更に組曲が進行するにつれ、あろうことか弦楽器全体の音量が増していくのだ。
『Z-ガンダムのテーマ』『戦争と平和』は出番を譲っていたにすぎない、そう言わんばかりに『宇宙巡洋艦』のユニゾンメロディで分厚さを増し、組曲終盤にかけて鳴りが増していく。
『愛の協奏曲』、ピアノ独奏の圧倒的表現力にフォウ・ムラサメの時の涙を見るのも束の間、正にフルパワーとなったストリングスセクションが組曲の終盤へと畳み掛け、ラストは『Z-ガンダムのテーマ』以上の大音量で終演した。
初めて『交響組曲』をCDで聴いた時、正直(なんでこの構成なんだ?)と思っていた。なんなら『吹奏楽版』の方が良い構成だなと。

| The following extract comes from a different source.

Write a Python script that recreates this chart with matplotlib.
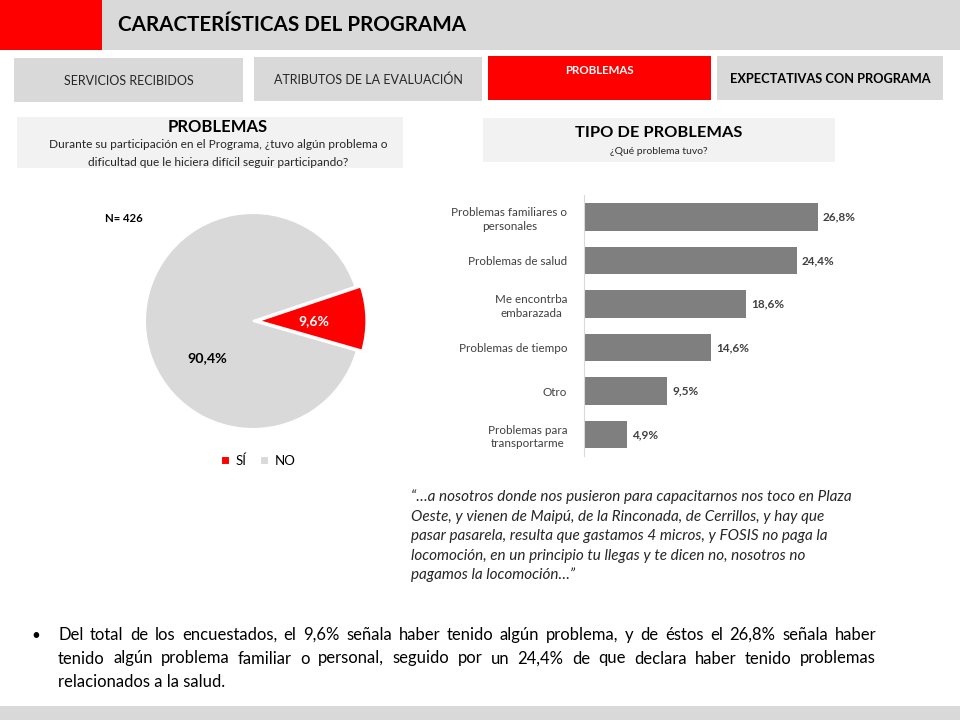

ただこの日、僕は『愛の協奏曲』が最後に来る意味の全てが理解できた。
プロプレイヤーが発揮する情報量を以て初めて完成される『Zガンダム』の悲哀。
その絶望への道程を丁寧に描写した全7楽章構成の組曲。
(逆説的に『吹奏楽版』が『新訳Z』を主題にしていることも理解される。)
いや、そうか、三枝先生は当時からプロオーケストラの生演奏を想定してこのスコアを準備していたんだな⋯
まとめ
生オーケストラによる解像度でサウンドトラックを再現してくれる“エンターテインメント定期”企画。
聴こえてなかった音が、見えてなかったメッセージが毎度見つかり本当に素晴らしい企画です。
皆さんもぜひ⋯
来年度は何やってくれるんかな⋯
マクロスとかトップとかもやって欲しいし、田中公平先生・菅野よう子先生・菅野祐悟先生・佐橋俊彦先生、みたいな作曲家特集!ってぇのも見たいな⋯
でも恐らく「バンダイナムコ独自IPの強化」をここ最近目指しているところからアイカツ!が来るんだろうと想像するに⋯
もしくは旧ナムコ作品か⋯アイマス・エースコンバット・テイルズ・塊魂⋯
塊魂いいな⋯塊魂がいいですよ⋯
5500字に及ぶ散文をここまで読んで頂き本当にありがとうございました。